MIT engineers have developed a printable aluminum alloy that can withstand high temperatures and is five times stronger than traditionally manufactured aluminum.
The new printable metal is made from a mix of aluminum and other elements that the team identified using a combination of simulations and machine learning, which significantly pruned the number of possible combinations of materials to search through. While traditional methods would require simulating over one million possible combinations of materials, the team’s new machine learning-based approach needed only to evaluate 40 possible compositions before identifying an ideal mix for a high-strength, printable aluminum alloy.
When they printed the alloy and tested the resulting material, the team confirmed that, as predicted, the aluminum alloy was as strong as the strongest aluminum alloys that are manufactured today using traditional casting methods.
The researchers envision that the new printable aluminum could be made into stronger, more lightweight and temperature-resistant products, such as fan blades in jet engines. Fan blades are traditionally cast from titanium — a material that is more than 50 percent heavier and up to 10 times costlier than aluminum — or made from advanced composites.
“If we can use lighter, high-strength material, this would save a considerable amount of energy for the transportation industry,” says Mohadeseh Taheri-Mousavi, who led the work as a postdoc at MIT and is now an assistant professor at Carnegie Mellon University.
Here is an exclusive Tech Briefs interview, edited for length and clarity, with Taheri-Mousavi.
Tech Briefs: What was the biggest technical challenge you faced while 3D printing this aluminum alloy?
Taheri-Mousavi: In terms of research in additive manufacturing, the usual bottleneck is getting the custom powder. The main problem is that if you contact Carpenter Additive or any other powder company, they tell you they will give you at least 20- or 30-kilograms of powder. That’s a lot of powder. But then we found the Polish company Amazemet, who offered to do it for us for free. This is the only company that has a machine that can give you between 3- to 5-kilograms of powder, which is research-scale.
Tech Briefs: Can you explain in simple terms how you 3D print it? Is it just like any other 3D-printing task or is there a difference?
Taheri-Mousavi: We used LPDF, laser powder bed fusion. Now we have industry interest, and they are also considering faster manufacturing techniques like wire-based printing —they want higher throughput.
Tech Briefs: Do you have any updates you can share?
Taheri-Mousavi: We redesigned the alloy to increase ductility by 19 percent and only sacrificed 25 percent in strength. We wrote this up in a paper in nature partner journal advanced manufacturing. This is a really good alloy.

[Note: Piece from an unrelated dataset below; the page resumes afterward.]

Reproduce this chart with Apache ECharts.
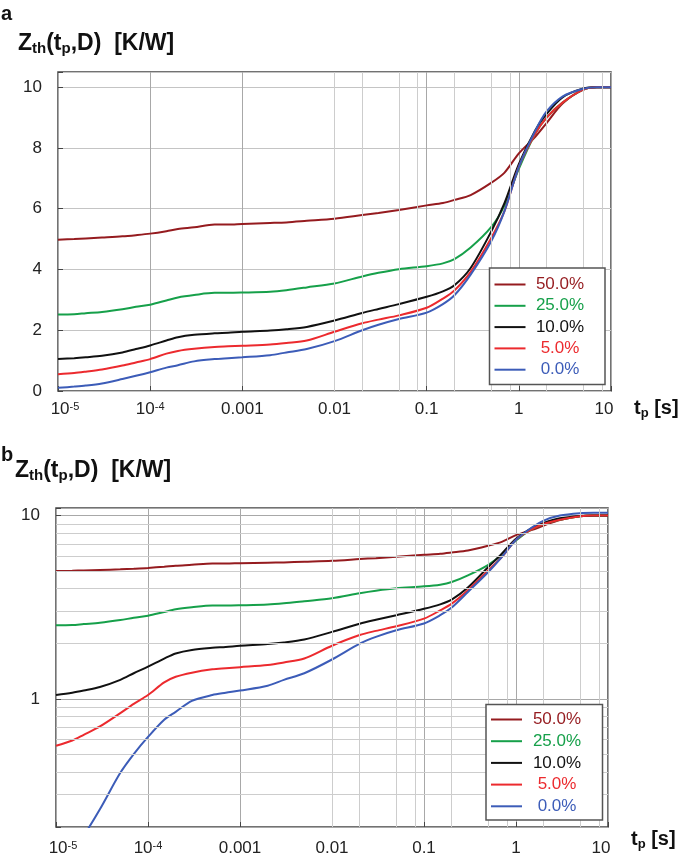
<!DOCTYPE html>
<html><head><meta charset="utf-8">
<script src="https://cdn.jsdelivr.net/npm/echarts@6/dist/echarts.min.js"></script>
<style>html,body{margin:0;padding:0;background:#fff}#c{width:685px;height:863px}</style>
</head><body><div id="c"></div>
<script>
// ---- data ----
const tValues = [1e-5,1.5e-5,2e-5,3e-5,5e-5,7e-5,1e-4,1.5e-4,2e-4,3e-4,5e-4,7e-4,1e-3,2e-3,3e-3,5e-3,1e-2,2e-2,3e-2,5e-2,0.1,0.15,0.2,0.3,0.5,0.7,1,1.5,2,3,5,7,10];
const dutyLabels = ['50.0%','25.0%','10.0%','5.0%','0.0%'];
const z50 = [4.98,5.0,5.02,5.05,5.09,5.13,5.18,5.26,5.33,5.39,5.48,5.48,5.5,5.53,5.55,5.6,5.67,5.79,5.86,5.96,6.11,6.19,6.29,6.45,6.85,7.19,7.82,8.36,8.82,9.47,9.92,10.0,10.0];
const z25 = [2.52,2.53,2.56,2.60,2.69,2.77,2.84,2.98,3.08,3.16,3.23,3.23,3.24,3.27,3.32,3.41,3.54,3.77,3.89,4.01,4.11,4.2,4.34,4.72,5.39,6.11,7.31,8.46,9.0,9.5,9.92,10.0,10.0];
const z10 = [1.05,1.08,1.11,1.16,1.27,1.38,1.5,1.66,1.77,1.85,1.9,1.92,1.95,1.99,2.03,2.11,2.32,2.57,2.7,2.86,3.1,3.28,3.48,4.05,5.24,6.19,7.47,8.57,9.12,9.67,9.96,10.0,10.0];
const z5  = [0.555,0.593,0.637,0.707,0.836,0.94,1.05,1.23,1.32,1.39,1.45,1.47,1.49,1.53,1.58,1.66,1.95,2.23,2.35,2.49,2.74,3.04,3.31,3.92,5.03,5.93,7.38,8.46,9.0,9.5,9.92,10.0,10.0];
const z0Lin = [0.105,0.145,0.179,0.25,0.395,0.50,0.62,0.77,0.85,0.975,1.05,1.08,1.11,1.18,1.27,1.38,1.64,2.0,2.18,2.37,2.58,2.86,3.15,3.83,4.92,5.93,7.38,8.55,9.2,9.7,9.95,10.0,10.0];
const z0Log = [0.105,0.145,0.179,0.25,0.395,0.50,0.62,0.77,0.85,0.975,1.05,1.08,1.11,1.18,1.27,1.38,1.64,2.0,2.18,2.37,2.58,2.86,3.15,3.83,4.92,5.93,7.38,8.64,9.39,10.0,10.3,10.35,10.35];
const xTickLabels = ['10^-5','10^-4','0.001','0.01','0.1','1','10'];
const yTickLabelsLin = ['0','2','4','6','8','10'];
const yTickLabelsLog = ['1','10'];
const xMinorTicks = [2e-5,5e-5,8e-5,2e-4,5e-4,8e-4,0.002,0.005,0.008,0.02,0.05,0.08,0.2,0.5,0.8,2,5,8];
const yMinorTicksLog = [0.3,0.4,0.5,0.6,0.7,0.8,0.9,2,3,4,5,6,7,8,9];

// ---- styling ----
const colors = ['#951b1f','#16a04a','#111111','#ec2a2e','#3c5cb8'];
const FONT = '"Liberation Sans", Arial, sans-serif';
const seriesA = [z50, z25, z10, z5, z0Lin];
const seriesB = [z50, z25, z10, z5, z0Log];

function xLabel(v) {
  const l = Math.log10(v);
  if (Math.abs(l - Math.round(l)) > 1e-6) return '';
  const idx = Math.round(l) + 5;
  const s = xTickLabels[idx];
  if (s === undefined) return '';
  const m = s.split('^');
  let out = m.length > 1 ? '{n|' + m[0] + '}{s|' + m[1] + '}' : '{n|' + s + '}';
  if (idx === 0) out = '{sp| }' + out;                       // first label sits right of its tick
  if (idx === xTickLabels.length - 1) out = out + '{sp| }';  // last label sits left of its tick
  return out;
}
function xAxisCfg(gi, margin) {
  return {
    type: 'log', logBase: 10, gridIndex: gi, min: 1e-5, max: 10,
    axisLine: {show: false},
    axisTick: {show: true, inside: true, length: 5, lineStyle: {color: '#444', width: 1}},
    splitLine: {show: true, lineStyle: {color: '#a8a8a8', width: 1}},
    axisLabel: {
      margin: margin, color: '#222', fontFamily: FONT, formatter: xLabel,
      rich: {
        n: {fontSize: 17, lineHeight: 17, padding: [3, 0, 0, 0], verticalAlign: 'bottom', fontFamily: FONT, color: '#222'},
        s: {fontSize: 11, lineHeight: 11, verticalAlign: 'top', fontFamily: FONT, color: '#222'},
        sp: {width: 14, fontSize: 11, lineHeight: 11}
      }
    }
  };
}
function lineSeries(gi, arr, i) {
  return {
    name: dutyLabels[i], type: 'line', xAxisIndex: gi, yAxisIndex: gi,
    data: tValues.map((t, k) => [t, arr[k]]),
    showSymbol: false, smooth: 0.3, z: 3,
    lineStyle: {color: colors[i], width: 2}, itemStyle: {color: colors[i]}
  };
}
function gridSeries(gi, xs, ys) {
  const data = xs.map(v => ({xAxis: v})).concat(ys.map(v => ({yAxis: v})));
  return {
    name: '_grid' + gi, type: 'line', xAxisIndex: gi, yAxisIndex: gi, data: [], z: 1,
    markLine: {silent: true, symbol: ['none', 'none'], label: {show: false}, animation: false,
      lineStyle: {color: '#cdcdcd', width: 1, type: 'solid'}, emphasis: {disabled: true}, data: data}
  };
}
// legend key box drawn as graphic elements
function legendBox(x, y, w, h, rowTop, rowStep, textCx) {
  const els = [{type: 'rect', z: 100, silent: true,
    shape: {x: x, y: y, width: w, height: h},
    style: {fill: '#fff', stroke: '#555', lineWidth: 1.5}}];
  dutyLabels.forEach((n, i) => {
    const cy = rowTop + i * rowStep;
    els.push({type: 'line', z: 101, silent: true,
      shape: {x1: x + 5, y1: cy, x2: x + 36, y2: cy},
      style: {stroke: colors[i], lineWidth: 2}});
    els.push({type: 'text', z: 101, silent: true, x: textCx, y: cy,
      style: {text: n, fill: colors[i], fontSize: 17, fontFamily: FONT, align: 'center', verticalAlign: 'middle'}});
  });
  return els;
}
function titleText(left, top, parts, big, small) {
  return {
    type: 'text', left: left, top: top, z: 100,
    style: {
      text: parts, fill: '#111',
      rich: {
        z: {fontSize: big, fontWeight: 'bold', fontFamily: FONT, lineHeight: big, padding: [0, 0, 1.5, 0], verticalAlign: 'bottom', fill: '#111'},
        s: {fontSize: small, fontWeight: 'bold', fontFamily: FONT, lineHeight: small, verticalAlign: 'bottom', fill: '#111'}
      }
    }
  };
}

const chart = echarts.init(document.getElementById('c'), null, {renderer: 'canvas'});
const option = {
  animation: false,
  backgroundColor: '#fff',
  grid: [
    {left: 58, top: 72, width: 553, height: 319, show: true, borderColor: '#444', borderWidth: 1.5, backgroundColor: 'transparent', outerBoundsMode: 'none', containLabel: false},
    {left: 56, top: 508, width: 552, height: 319, show: true, borderColor: '#444', borderWidth: 1.5, backgroundColor: 'transparent', outerBoundsMode: 'none', containLabel: false}
  ],
  xAxis: [xAxisCfg(0, 10), xAxisCfg(1, 13)],
  yAxis: [
    {type: 'value', gridIndex: 0, min: 0, max: 10.5, interval: 2,
      axisLine: {show: false},
      axisTick: {show: true, inside: true, length: 5, lineStyle: {color: '#444'}},
      splitLine: {show: true, lineStyle: {color: '#c4c4c4', width: 1}},
      axisLabel: {margin: 16, fontSize: 17, color: '#222', fontFamily: FONT,
        formatter: v => { const i = Math.round(v / 2); return (Math.abs(v - i * 2) < 1e-6 && yTickLabelsLin[i] !== undefined) ? yTickLabelsLin[i] : ''; }}},
    {type: 'log', logBase: 10, gridIndex: 1, min: 0.2, max: 11,
      axisLine: {show: false},
      axisTick: {show: true, inside: true, length: 5, lineStyle: {color: '#444'}},
      splitLine: {show: true, lineStyle: {color: '#a8a8a8', width: 1}},
      axisLabel: {margin: 16, fontSize: 17, color: '#222', fontFamily: FONT,
        formatter: v => { const l = Math.log10(v); const i = Math.round(l); return (Math.abs(l - i) < 1e-6 && yTickLabelsLog[i] !== undefined) ? yTickLabelsLog[i] : ''; }}}
  ],
  series: [gridSeries(0, xMinorTicks, []), gridSeries(1, xMinorTicks, yMinorTicksLog)]
    .concat(seriesA.map((a, i) => lineSeries(0, a, i)))
    .concat(seriesB.map((a, i) => lineSeries(1, a, i))),
  graphic: [
    {type: 'text', left: 1, top: 4, z: 100, style: {text: 'a', fontSize: 20, fontWeight: 'bold', fontFamily: FONT, fill: '#111'}},
    {type: 'text', left: 1, top: 445, z: 100, style: {text: 'b', fontSize: 20, fontWeight: 'bold', fontFamily: FONT, fill: '#111'}},
    titleText(18, 32, '{z|Z}{s|th}{z|(t}{s|p}{z|,D)  [K/W]}', 23, 15),
    titleText(15, 459, '{z|Z}{s|th}{z|(t}{s|p}{z|,D)  [K/W]}', 23, 15),
    titleText(634, 398, '{z|t}{s|p}{z| [s]}', 20, 13),
    titleText(631, 829, '{z|t}{s|p}{z| [s]}', 20, 13)
  ].concat(legendBox(489.5, 268, 115.5, 116.5, 284.5, 21.3, 560))
   .concat(legendBox(486, 704.5, 116.5, 115.5, 719.5, 21.7, 557))
};
chart.setOption(option);
</script>
</body></html>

If somebody wants to use it for a real application, they will need some ductility.
One car company asked us, ‘Can you consider cost and sustainability metrics of elements in your design?’ So, they asked us if we could redesign the alloy, and achieve the same properties, but with elements having lower cost or sustainability metrics? We redesigned the alloy computationally, and our first experiment was successful. The numerical design of that has been published, but the experimental design has not.
Tech Briefs: Those are all the questions I have. Is there anything else you'd like to add that I didn't touch upon?
Taheri-Mousavi: One thing that is interesting from my point of view is our numerical methods. The previous alloy from this Aluminum system was previously designed by experts who were doing alloy design for 40 or 50 years. When I joined the club, even though I was not an expert alloy designer, I was good with machine learning techniques. I was able to use my machine learning knowledge to improve their alloy.